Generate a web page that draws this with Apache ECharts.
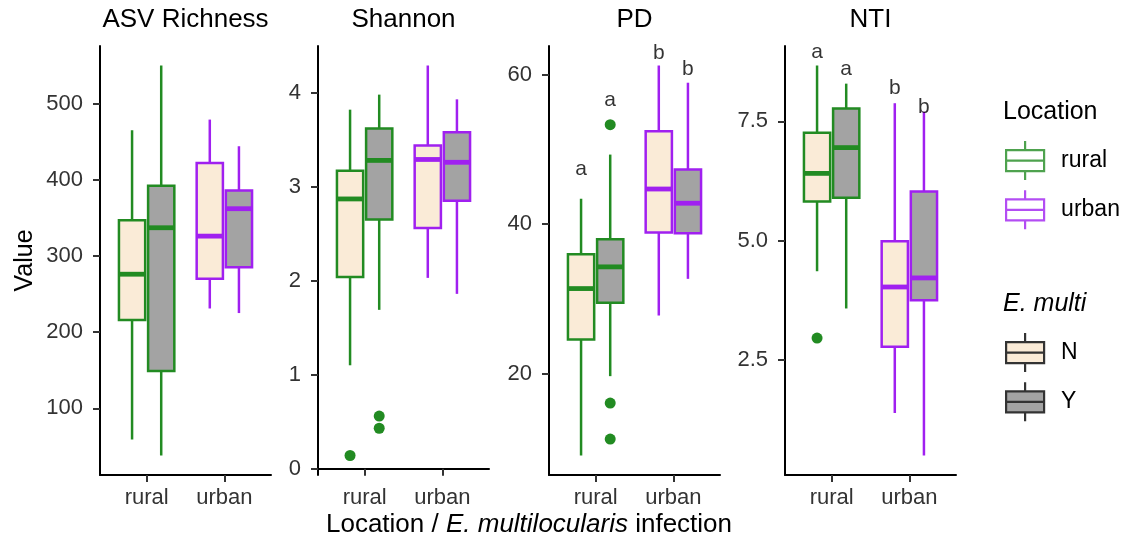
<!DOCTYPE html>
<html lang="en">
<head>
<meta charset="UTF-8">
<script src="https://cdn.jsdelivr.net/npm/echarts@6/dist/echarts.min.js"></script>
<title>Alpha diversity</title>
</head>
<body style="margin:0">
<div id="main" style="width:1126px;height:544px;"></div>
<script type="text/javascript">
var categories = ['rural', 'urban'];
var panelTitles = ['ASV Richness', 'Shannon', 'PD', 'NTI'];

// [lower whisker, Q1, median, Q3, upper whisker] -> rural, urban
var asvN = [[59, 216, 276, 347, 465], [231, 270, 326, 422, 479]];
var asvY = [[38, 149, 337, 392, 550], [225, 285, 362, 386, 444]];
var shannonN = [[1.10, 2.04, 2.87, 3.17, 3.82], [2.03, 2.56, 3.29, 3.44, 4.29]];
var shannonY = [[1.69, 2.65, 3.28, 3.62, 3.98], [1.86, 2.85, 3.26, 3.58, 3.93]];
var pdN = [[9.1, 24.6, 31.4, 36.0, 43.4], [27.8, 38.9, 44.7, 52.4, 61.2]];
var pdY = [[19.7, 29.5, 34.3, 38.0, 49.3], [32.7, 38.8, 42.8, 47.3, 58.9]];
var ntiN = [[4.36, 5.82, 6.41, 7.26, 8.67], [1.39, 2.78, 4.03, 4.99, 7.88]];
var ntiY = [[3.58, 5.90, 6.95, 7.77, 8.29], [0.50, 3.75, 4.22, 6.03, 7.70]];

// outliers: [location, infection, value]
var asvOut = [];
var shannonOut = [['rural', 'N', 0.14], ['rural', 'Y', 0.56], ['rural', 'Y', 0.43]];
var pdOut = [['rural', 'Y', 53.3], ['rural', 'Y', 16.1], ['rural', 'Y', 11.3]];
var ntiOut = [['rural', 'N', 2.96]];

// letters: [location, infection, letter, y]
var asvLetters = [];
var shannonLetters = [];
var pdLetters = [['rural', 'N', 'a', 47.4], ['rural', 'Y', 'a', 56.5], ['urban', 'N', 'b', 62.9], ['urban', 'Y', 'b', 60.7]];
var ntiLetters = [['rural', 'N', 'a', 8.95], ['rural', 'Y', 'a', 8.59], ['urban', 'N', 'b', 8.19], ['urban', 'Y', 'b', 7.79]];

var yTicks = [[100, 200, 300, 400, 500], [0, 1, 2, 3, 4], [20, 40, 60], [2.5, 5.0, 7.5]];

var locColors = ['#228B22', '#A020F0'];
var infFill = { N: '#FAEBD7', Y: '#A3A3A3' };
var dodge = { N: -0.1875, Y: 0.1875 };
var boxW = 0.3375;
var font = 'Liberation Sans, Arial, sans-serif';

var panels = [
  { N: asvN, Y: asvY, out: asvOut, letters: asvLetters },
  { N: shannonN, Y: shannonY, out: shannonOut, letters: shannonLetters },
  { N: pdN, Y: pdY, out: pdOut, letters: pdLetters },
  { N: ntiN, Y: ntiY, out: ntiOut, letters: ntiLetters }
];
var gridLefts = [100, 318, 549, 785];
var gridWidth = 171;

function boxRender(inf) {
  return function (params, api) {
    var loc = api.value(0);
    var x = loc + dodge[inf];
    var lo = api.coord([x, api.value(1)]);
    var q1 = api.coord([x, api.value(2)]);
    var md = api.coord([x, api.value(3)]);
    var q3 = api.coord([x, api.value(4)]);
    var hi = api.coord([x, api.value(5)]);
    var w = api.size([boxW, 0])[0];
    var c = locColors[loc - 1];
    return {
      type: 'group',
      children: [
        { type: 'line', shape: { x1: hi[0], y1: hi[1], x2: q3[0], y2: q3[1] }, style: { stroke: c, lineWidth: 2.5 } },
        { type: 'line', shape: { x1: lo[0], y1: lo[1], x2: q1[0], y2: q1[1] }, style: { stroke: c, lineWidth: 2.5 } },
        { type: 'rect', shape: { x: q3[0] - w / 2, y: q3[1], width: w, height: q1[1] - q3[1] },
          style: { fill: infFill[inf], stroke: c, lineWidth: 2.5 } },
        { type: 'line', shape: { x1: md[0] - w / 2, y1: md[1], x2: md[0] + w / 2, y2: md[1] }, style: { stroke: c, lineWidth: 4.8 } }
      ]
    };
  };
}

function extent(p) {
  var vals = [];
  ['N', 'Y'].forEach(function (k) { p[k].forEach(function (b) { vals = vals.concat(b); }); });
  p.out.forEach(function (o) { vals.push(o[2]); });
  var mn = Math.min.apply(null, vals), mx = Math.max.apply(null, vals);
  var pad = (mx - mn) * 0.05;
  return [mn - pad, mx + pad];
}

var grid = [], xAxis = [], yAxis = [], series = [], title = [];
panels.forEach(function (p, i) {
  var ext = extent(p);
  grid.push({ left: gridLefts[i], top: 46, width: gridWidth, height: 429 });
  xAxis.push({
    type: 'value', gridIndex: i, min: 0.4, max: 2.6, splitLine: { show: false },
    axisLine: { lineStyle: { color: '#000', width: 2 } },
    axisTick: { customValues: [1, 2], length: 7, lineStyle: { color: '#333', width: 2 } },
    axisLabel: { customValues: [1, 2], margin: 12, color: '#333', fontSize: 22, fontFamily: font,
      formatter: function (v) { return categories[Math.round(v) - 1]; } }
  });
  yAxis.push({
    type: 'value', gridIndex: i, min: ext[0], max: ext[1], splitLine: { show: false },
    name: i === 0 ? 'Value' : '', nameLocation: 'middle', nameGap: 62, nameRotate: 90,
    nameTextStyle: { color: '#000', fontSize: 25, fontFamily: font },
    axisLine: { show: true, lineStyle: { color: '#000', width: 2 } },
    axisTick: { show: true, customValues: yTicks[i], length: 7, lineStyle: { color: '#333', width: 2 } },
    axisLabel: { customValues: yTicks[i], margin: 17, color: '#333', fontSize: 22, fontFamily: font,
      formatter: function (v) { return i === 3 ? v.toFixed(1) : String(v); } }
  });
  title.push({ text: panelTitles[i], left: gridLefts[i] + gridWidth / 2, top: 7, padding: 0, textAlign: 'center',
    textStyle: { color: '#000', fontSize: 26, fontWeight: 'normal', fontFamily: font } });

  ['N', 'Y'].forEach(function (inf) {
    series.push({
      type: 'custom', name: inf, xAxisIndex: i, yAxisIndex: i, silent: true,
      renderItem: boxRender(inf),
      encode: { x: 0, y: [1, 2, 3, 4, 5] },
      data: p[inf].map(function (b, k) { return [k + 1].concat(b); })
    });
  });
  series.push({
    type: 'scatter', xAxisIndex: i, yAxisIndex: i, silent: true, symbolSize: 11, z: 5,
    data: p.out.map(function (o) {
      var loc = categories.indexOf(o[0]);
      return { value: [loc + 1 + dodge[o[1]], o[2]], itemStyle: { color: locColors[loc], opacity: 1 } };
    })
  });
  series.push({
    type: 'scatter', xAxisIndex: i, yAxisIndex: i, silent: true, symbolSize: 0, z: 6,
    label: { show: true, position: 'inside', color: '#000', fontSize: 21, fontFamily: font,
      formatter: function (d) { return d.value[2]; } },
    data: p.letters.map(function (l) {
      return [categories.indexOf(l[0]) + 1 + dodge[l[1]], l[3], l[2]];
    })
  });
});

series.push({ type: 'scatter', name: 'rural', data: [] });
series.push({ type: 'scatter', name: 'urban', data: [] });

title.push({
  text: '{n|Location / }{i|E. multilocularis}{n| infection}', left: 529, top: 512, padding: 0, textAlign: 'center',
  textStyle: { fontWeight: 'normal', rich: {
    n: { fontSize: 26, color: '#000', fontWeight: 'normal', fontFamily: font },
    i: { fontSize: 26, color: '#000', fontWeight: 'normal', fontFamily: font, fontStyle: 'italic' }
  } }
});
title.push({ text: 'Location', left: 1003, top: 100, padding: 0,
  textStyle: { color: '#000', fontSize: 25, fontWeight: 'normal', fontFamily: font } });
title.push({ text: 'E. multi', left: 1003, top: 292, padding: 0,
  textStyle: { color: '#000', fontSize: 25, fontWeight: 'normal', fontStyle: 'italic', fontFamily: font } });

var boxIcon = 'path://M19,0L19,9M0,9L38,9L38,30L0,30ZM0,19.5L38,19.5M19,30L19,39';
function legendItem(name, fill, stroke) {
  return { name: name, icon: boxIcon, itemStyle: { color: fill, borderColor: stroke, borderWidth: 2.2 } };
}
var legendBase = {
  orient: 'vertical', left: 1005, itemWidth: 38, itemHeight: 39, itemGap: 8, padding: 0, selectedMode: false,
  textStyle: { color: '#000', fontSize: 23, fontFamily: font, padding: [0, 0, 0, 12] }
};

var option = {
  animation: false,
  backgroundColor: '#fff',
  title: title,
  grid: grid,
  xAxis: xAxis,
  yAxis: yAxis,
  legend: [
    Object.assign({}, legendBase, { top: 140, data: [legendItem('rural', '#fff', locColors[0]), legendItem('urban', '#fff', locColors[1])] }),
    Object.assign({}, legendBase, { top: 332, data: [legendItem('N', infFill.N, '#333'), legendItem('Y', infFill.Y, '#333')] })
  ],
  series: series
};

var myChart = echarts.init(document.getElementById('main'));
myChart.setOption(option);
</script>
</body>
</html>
---
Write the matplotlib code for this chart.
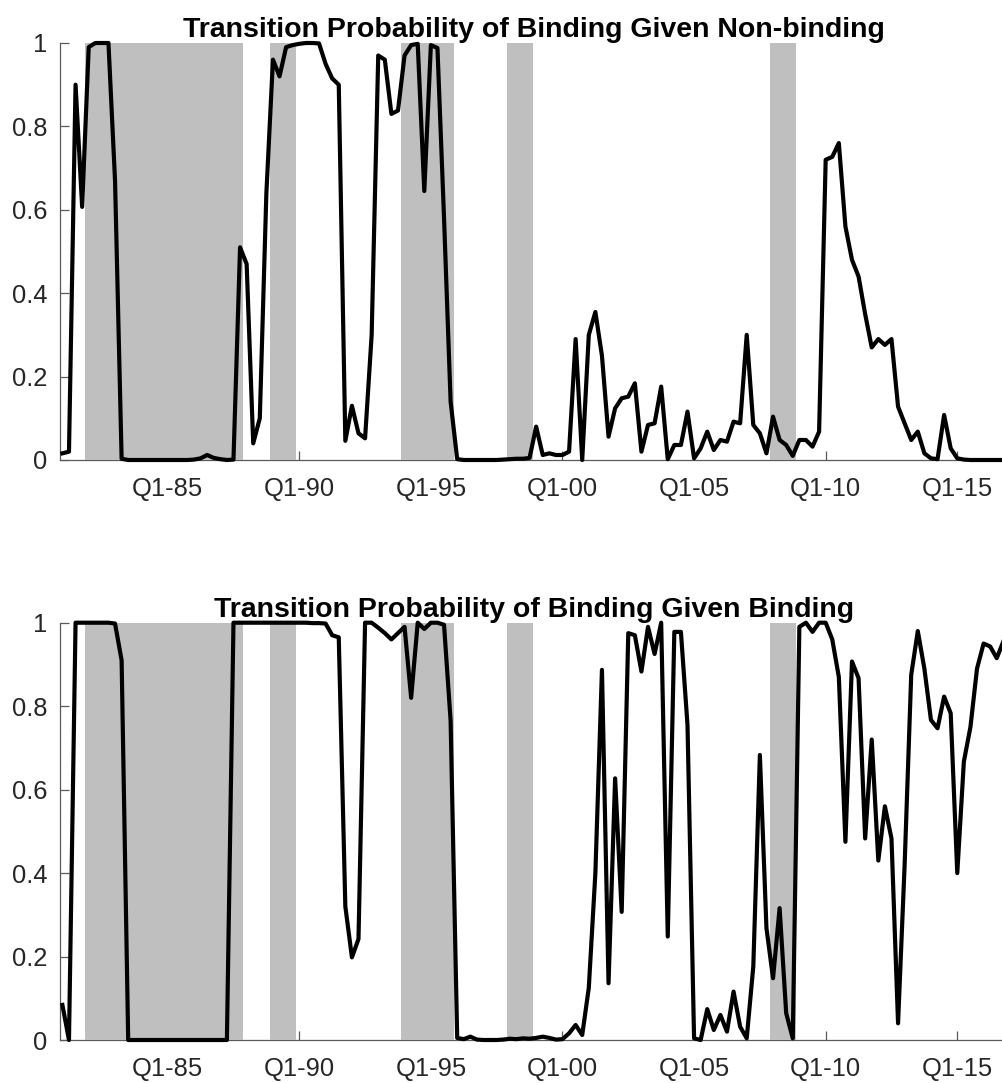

_Given problem_
Only the lines between the one with "Generate a web" and the one with "var font = 'Liberation", those two included, get copied from the material above. Keep it exact and free of pictures.

_Solution to this task_
Generate a web page that draws this with Apache ECharts.
<!DOCTYPE html>
<html lang="en">
<head>
<meta charset="UTF-8">
<script src="https://cdn.jsdelivr.net/npm/echarts@6/dist/echarts.min.js"></script>
<title>Alpha diversity</title>
</head>
<body style="margin:0">
<div id="main" style="width:1126px;height:544px;"></div>
<script type="text/javascript">
var categories = ['rural', 'urban'];
var panelTitles = ['ASV Richness', 'Shannon', 'PD', 'NTI'];

// [lower whisker, Q1, median, Q3, upper whisker] -> rural, urban
var asvN = [[59, 216, 276, 347, 465], [231, 270, 326, 422, 479]];
var asvY = [[38, 149, 337, 392, 550], [225, 285, 362, 386, 444]];
var shannonN = [[1.10, 2.04, 2.87, 3.17, 3.82], [2.03, 2.56, 3.29, 3.44, 4.29]];
var shannonY = [[1.69, 2.65, 3.28, 3.62, 3.98], [1.86, 2.85, 3.26, 3.58, 3.93]];
var pdN = [[9.1, 24.6, 31.4, 36.0, 43.4], [27.8, 38.9, 44.7, 52.4, 61.2]];
var pdY = [[19.7, 29.5, 34.3, 38.0, 49.3], [32.7, 38.8, 42.8, 47.3, 58.9]];
var ntiN = [[4.36, 5.82, 6.41, 7.26, 8.67], [1.39, 2.78, 4.03, 4.99, 7.88]];
var ntiY = [[3.58, 5.90, 6.95, 7.77, 8.29], [0.50, 3.75, 4.22, 6.03, 7.70]];

// outliers: [location, infection, value]
var asvOut = [];
var shannonOut = [['rural', 'N', 0.14], ['rural', 'Y', 0.56], ['rural', 'Y', 0.43]];
var pdOut = [['rural', 'Y', 53.3], ['rural', 'Y', 16.1], ['rural', 'Y', 11.3]];
var ntiOut = [['rural', 'N', 2.96]];

// letters: [location, infection, letter, y]
var asvLetters = [];
var shannonLetters = [];
var pdLetters = [['rural', 'N', 'a', 47.4], ['rural', 'Y', 'a', 56.5], ['urban', 'N', 'b', 62.9], ['urban', 'Y', 'b', 60.7]];
var ntiLetters = [['rural', 'N', 'a', 8.95], ['rural', 'Y', 'a', 8.59], ['urban', 'N', 'b', 8.19], ['urban', 'Y', 'b', 7.79]];

var yTicks = [[100, 200, 300, 400, 500], [0, 1, 2, 3, 4], [20, 40, 60], [2.5, 5.0, 7.5]];

var locColors = ['#228B22', '#A020F0'];
var infFill = { N: '#FAEBD7', Y: '#A3A3A3' };
var dodge = { N: -0.1875, Y: 0.1875 };
var boxW = 0.3375;
var font = 'Liberation Sans, Arial, sans-serif';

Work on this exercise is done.